Studying, living, and teaching history

Studying, living, and teaching history

9 November 1989: an unforgettable date in recent history marking the fall of the Berlin Wall. In the evening of that same day I was too transfixed in my chair in front of the TV to notice an unexpected event the import of which my own young generation at the time could not possibly grasp.

I had studied (and held a degree in) modern history. I studied all about the Cold War and the building of the Berlin Wall, which in those November days was being reversed to rubble. A few months later we were to learn from the press the stories of the peoples of Czechoslovakia, Hungary, Poland and Romania who, by means of more or less peaceful revolutions, were freeing themselves from seven decades of Soviet burden.

I could never have dreamt on that November day, that the stories and images from the media would have become incarnated for me, in real people whom I was about to meet, as only a short month later I descended in Keleti Railway Station in Budapest, brought by train from Rome crossing Slovenia and Croatia. I was offered the post of Italian language and history teacher in a secondary school in the Hungarian capital. A small group of people with big smiles and a bunch of flowers welcomed me in the smoky atmosphere of the station. This was my first encounter with a country in Eastern Europe: the cordial encounter with these normal people who soon became a family to me, in distinct contrast to the atmosphere of sadness and distrust that still prevailed, with unambiguous signs of ‘control’ (groups of Soviet soldiers discharged onto footpaths by imposing military trucks). This despite the fact that a Hungarian Republic had been proclaimed in October 1989. It would take more than two years for the last soldier donning the red Soviet star to leave the country for good.

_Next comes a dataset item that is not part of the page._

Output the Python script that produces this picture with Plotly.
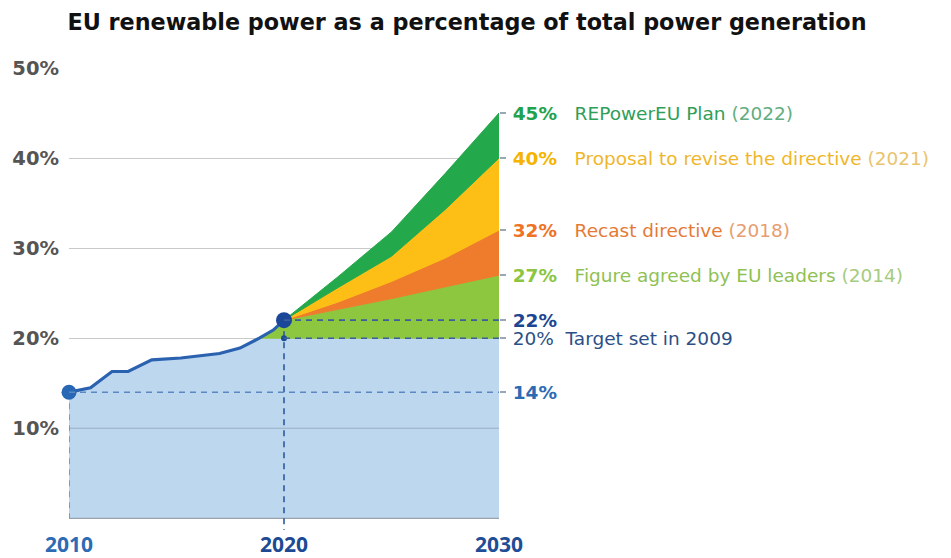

The first months of ‘freedom’ were a transition phase both politically and socially: whilst the democratic government was making its first steps and had to cope with many unknowns (and strikes!), a variety of products, some from abroad slowly filtered into the shops. Daily life was still complicated, at least for me, coming from the West. I was used to a certain style of cooking, but it was impossible to find the same ingredients on the market. One day in 1990, the taxi and the public transport drivers blocked all bridges over the Danube in protest against the increase in the price of petrol. In a flash there were endless queues outside shops selling bread and soon all shops were empty. «it’s like in ‘56» – people would say, meaning: there was nothing left to eat. People were unable to reconcile these conditions with a belief that the worst had already passed never to return.

Only when I began to teach did I fully appreciate the different social history in which I was now living, where all historical references were seen from the perspective of Moscow and revolved around the concept of class struggle. I found myself having to explain to my ingenuous students, things which until then I had taken for granted. Among the most obvious was an episode just prior to Christmas in 1990. In order to practice Italian conversation, we spoke about Italian Christmas traditions. I described enthusiastically images of the Nativity and the crib present in those days in every Italian family. After I spoke for about half an hour, a girl with dark hair put up her hand at the back of the class and asked: «Professor, but who is this Jesus?».